Under Tennessee v. Lane, the ADA does not apply to states unless the states waive their sovereign immunity and permit the federal cases to proceed in state court. Attorney General Greg Abbott of Texas (coincidentally enough wheelchair-bound himself), has exercised that sovereign immunity in ADA suits, and there is a movement for the legislature to repeal the immunity. I think the voters of a state can rationally decide whether they want to allow the disabled residents of the state to be able to sue the state and its agencies for alleged discrimination against the disabled; it’s a conscious decision whether the value of that access is worth the expense to taxpayers. (Of course, the ADA is poorly drafted enough that the consequences can be silly from time to time, but that’s a different issue.)

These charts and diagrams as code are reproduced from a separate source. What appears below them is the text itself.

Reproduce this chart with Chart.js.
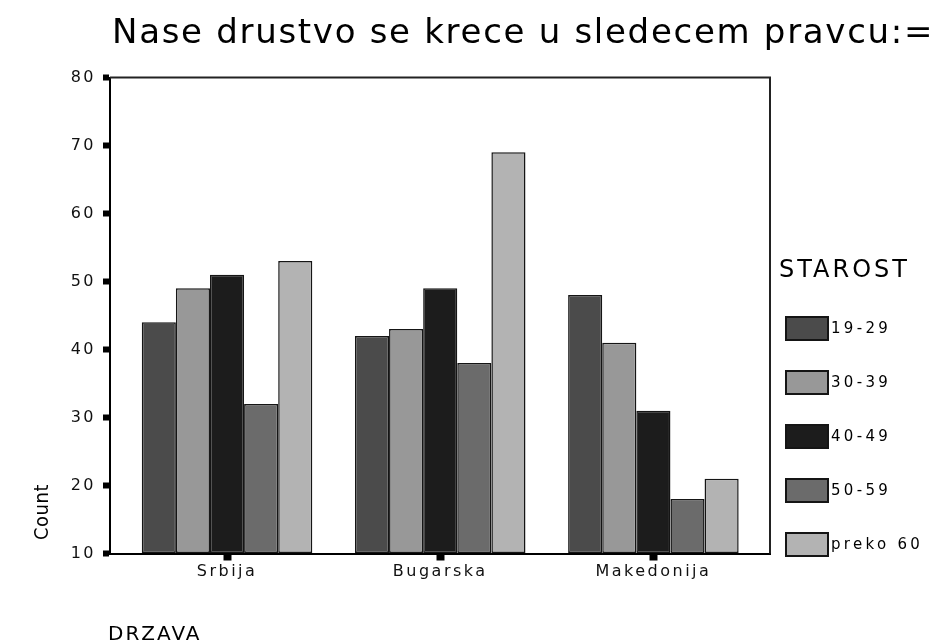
<!DOCTYPE html>
<html>
<head>
<meta charset="utf-8">
<script src="https://cdn.jsdelivr.net/npm/chart.js@4/dist/chart.umd.min.js"></script>
<style>
  html, body { margin: 0; padding: 0; background: #fff; }
  #wrap { width: 942px; height: 644px; position: relative; }
</style>
</head>
<body>
<div id="wrap"><canvas id="c" width="942" height="644"></canvas></div>
<script>
// ---- data ----
const categories = ['Srbija', 'Bugarska', 'Makedonija'];
const ageGroups = ['19-29', '30-39', '40-49', '50-59', 'preko 60'];
const s19_29 = [44, 42, 48];
const s30_39 = [49, 43, 41];
const s40_49 = [51, 49, 31];
const s50_59 = [32, 38, 18];
const sPreko60 = [53, 69, 21];
const yTicks = [10, 20, 30, 40, 50, 60, 70, 80];
const chartTitle = 'Nase drustvo se krece u sledecem pravcu:=';
const legendTitle = 'STAROST';
const yTitle = 'Count';
const xTitle = 'DRZAVA';

// ---- styles ----
const seriesValues = [s19_29, s30_39, s40_49, s50_59, sPreko60];
const fills = ['#4b4b4b', '#989898', '#1c1c1c', '#6b6b6b', '#b3b3b3'];
const FONT = '"DejaVu Sans", "Liberation Sans", Arial, sans-serif';

const datasets = ageGroups.map((name, k) => ({
  label: name,
  data: categories.map((c, i) => ({ x: i, y: seriesValues[k][i] })),
  backgroundColor: fills[k],
  borderColor: '#151515',
  borderWidth: 1.5,
  borderSkipped: false,
  base: yTicks[0],
  categoryPercentage: 0.8,
  barPercentage: 1.0
}));

const decor = {
  id: 'decor',
  beforeDraw(chart) {
    chart.ctx.letterSpacing = '2.5px';
  },
  beforeDatasetsDraw(chart) {
    const ctx = chart.ctx;
    const a = chart.chartArea;
    ctx.save();
    ctx.strokeStyle = '#222';
    ctx.lineWidth = 2;
    ctx.beginPath();
    ctx.moveTo(a.left, a.top);
    ctx.lineTo(a.right, a.top);
    ctx.lineTo(a.right, a.bottom);
    ctx.stroke();
    ctx.restore();
  },
  afterDraw(chart) {
    const ctx = chart.ctx;
    ctx.save();
    ctx.fillStyle = '#000';
    // title
    ctx.letterSpacing = '1.7px';
    ctx.font = '34px ' + FONT;
    ctx.textAlign = 'left';
    ctx.textBaseline = 'alphabetic';
    ctx.fillText(chartTitle, 112, 43);
    // x title
    ctx.letterSpacing = '2px';
    ctx.font = '20px ' + FONT;
    ctx.fillText(xTitle, 108, 640);
    // y title
    ctx.save();
    ctx.translate(48, 512);
    ctx.rotate(-Math.PI / 2);
    ctx.textAlign = 'center';
    ctx.letterSpacing = '0.5px';
    ctx.font = '20px "DejaVu Sans Condensed", "Liberation Sans Narrow", ' + FONT;
    ctx.fillText(yTitle, 0, 0);
    ctx.restore();
    // legend
    ctx.letterSpacing = '3px';
    ctx.font = '24px ' + FONT;
    ctx.fillText(legendTitle, 779, 277);
    ctx.letterSpacing = '3.3px';
    ctx.font = '15px ' + FONT;
    chart.data.datasets.forEach((ds, k) => {
      const top = 317 + k * 54;
      ctx.fillStyle = ds.backgroundColor;
      ctx.fillRect(786, top, 42, 23);
      ctx.strokeStyle = '#151515';
      ctx.lineWidth = 2;
      ctx.strokeRect(786, top, 42, 23);
      ctx.fillStyle = '#000';
      ctx.textBaseline = 'middle';
      ctx.fillText(ds.label, 831, top + 12);
    });
    ctx.restore();
  }
};

new Chart(document.getElementById('c'), {
  type: 'bar',
  data: { datasets },
  options: {
    responsive: false,
    animation: false,
    devicePixelRatio: 1,
    layout: { padding: { left: 0, top: 77.5, right: 172, bottom: 0 } },
    plugins: { legend: { display: false }, tooltip: { enabled: false }, title: { display: false } },
    scales: {
      x: {
        type: 'linear',
        bounds: 'data',
        min: -0.549,
        max: 2.547,
        offset: false,
        afterBuildTicks(scale) {
          scale.ticks = categories.map((c, i) => ({ value: i }));
        },
        afterFit(scale) { scale.height = 644 - 553.5; },
        grid: { display: true, offset: false, drawOnChartArea: false, drawTicks: true, tickLength: 7, tickWidth: 8, tickColor: '#000' },
        border: { display: true, color: '#000', width: 2 },
        ticks: {
          autoSkip: false, maxRotation: 0, padding: 2,
          color: '#111',
          font: { family: FONT, size: 16 },
          callback: (v) => categories[v]
        }
      },
      y: {
        min: yTicks[0],
        max: yTicks[yTicks.length - 1],
        afterBuildTicks(scale) {
          scale.ticks = yTicks.map(v => ({ value: v }));
        },
        afterFit(scale) { scale.width = 110; },
        grid: { display: true, drawOnChartArea: false, drawTicks: true, tickLength: 7, tickWidth: 6, tickColor: '#000' },
        border: { display: true, color: '#000', width: 2 },
        ticks: {
          padding: 7,
          color: '#111',
          font: { family: FONT, size: 16 }
        }
      }
    }
  },
  plugins: [decor]
});
</script>
</body>
</html>
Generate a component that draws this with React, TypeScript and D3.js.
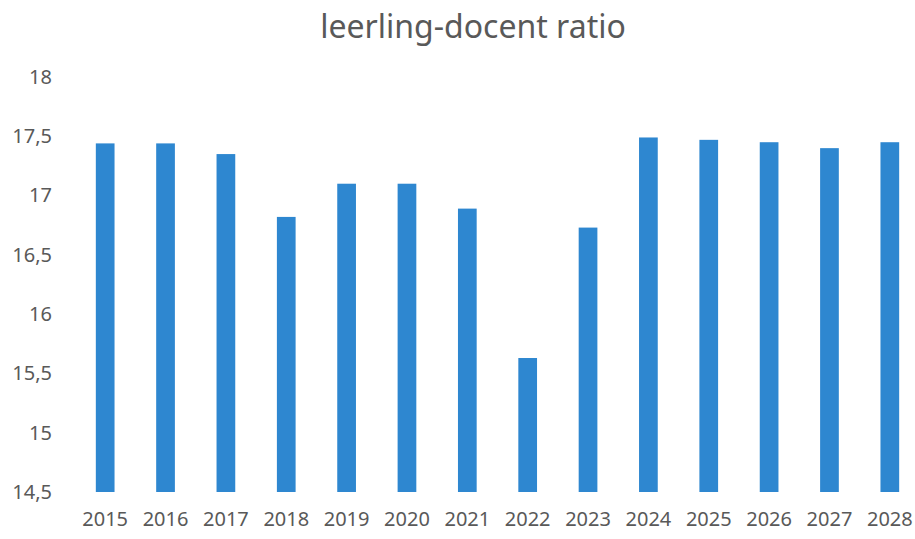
import React, { useEffect, useRef } from 'react';
import * as d3 from 'd3';

const years = ['2015', '2016', '2017', '2018', '2019', '2020', '2021', '2022', '2023', '2024', '2025', '2026', '2027', '2028'];
const ratios = [17.44, 17.44, 17.35, 16.82, 17.1, 17.1, 16.89, 15.63, 16.73, 17.49, 17.47, 17.45, 17.4, 17.45];
const yTicks = [14.5, 15, 15.5, 16, 16.5, 17, 17.5, 18];

const width = 915;
const height = 539;
const margin = { top: 77, right: -5, bottom: 47, left: 75 };

const App: React.FC = () => {
  const svgRef = useRef<SVGSVGElement>(null);

  useEffect(() => {
    if (!svgRef.current) return;
    const svg = d3.select(svgRef.current);
    svg.selectAll('*').remove();

    const chartWidth = width - margin.left - margin.right;
    const chartHeight = height - margin.top - margin.bottom;

    const xScale = d3.scaleBand<string>()
      .domain(years)
      .range([0, chartWidth])
      .paddingInner(0.69)
      .paddingOuter(0.345);

    const yScale = d3.scaleLinear()
      .domain([14.5, 18])
      .range([chartHeight, 0]);

    const font = "'Noto Sans', sans-serif";

    // Title
    svg.append('text')
      .attr('x', 473)
      .attr('y', 38)
      .attr('text-anchor', 'middle')
      .attr('font-family', font)
      .attr('font-size', 32)
      .attr('fill', '#595959')
      .text('leerling-docent ratio');

    const g = svg.append('g')
      .attr('transform', `translate(${margin.left},${margin.top})`);

    // Y axis labels
    const yAxis = d3.axisLeft(yScale)
      .tickValues(yTicks)
      .tickSize(0)
      .tickPadding(23)
      .tickFormat(d => String(d).replace('.', ','));

    g.append('g')
      .call(yAxis)
      .call(ax => ax.select('.domain').remove())
      .call(ax => ax.selectAll('text')
        .attr('font-family', font)
        .attr('font-size', 20)
        .attr('fill', '#595959'));

    // X axis labels
    g.append('g')
      .attr('transform', `translate(0,${chartHeight})`)
      .call(d3.axisBottom(xScale).tickSize(0).tickPadding(20))
      .call(ax => ax.select('.domain').remove())
      .call(ax => ax.selectAll('text')
        .attr('font-family', font)
        .attr('font-size', 20)
        .attr('fill', '#595959'));

    // Bars
    g.selectAll('rect.bar')
      .data(ratios)
      .enter()
      .append('rect')
      .attr('class', 'bar')
      .attr('x', (_, i) => xScale(years[i]) ?? 0)
      .attr('width', xScale.bandwidth())
      .attr('y', d => yScale(d))
      .attr('height', d => yScale(14.5) - yScale(d))
      .attr('fill', '#2e87d0');
  }, []);

  return (
    <svg
      ref={svgRef}
      width={width}
      height={height}
      style={{ position: 'absolute', left: 0, top: 0, background: '#fff' }}
    />
  );
};

export default App;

But it doesn’t seem sporting in arguing for the change to claim that such a waiver will have “no fiscal impact” on the state, as Dennis Borel and Bruce Todd argue in an Austin American-Statesman op-ed seeking a waiver in Texas. Even one suit would cost the state money that it could spend on disciplining lawyers or speeding up the licensing of doctors wishing to practice in Texas. If there’s no money to be had from state coffers by making suits available, why the need to make suits available? One would have more respect for proponents if they were forthright in telling voters how much in taxpayer dollars they want to spend annually to achieve their goals. And since Texas does have sovereign immunity from the ADA, it is under no obligation to make a full waiver: it could choose to create some rights to suit, but not others, and thus avoid the worst abuses of the Act, a possibility that does not even seem to be under consideration.

Separately in the implausible claims department: a page on the DOJ site, much repeated elsewhere, claims that there have been only 650 ADA suits in five years. Given that there are filing mills that come close to hitting that total by themselves, this seems extraordinarily unlikely.

2 Comments

  • Ted, is it possible that the 650 suits figure refers to suits filed by the DOJ?

    I had the interesting experience of working with a DOJ lawyer – Hi Janine! – regarding a stubborn gym owner who blew the DOJ off for five years or so.

  • Ted, googling shows that another site claims that there were only 650 ADA suits in the first five years of the law. I still don’t know whether that’s true, but that’s a lot more plausible.

    All the other sites look like they copied this piece of information and dropped that qualification.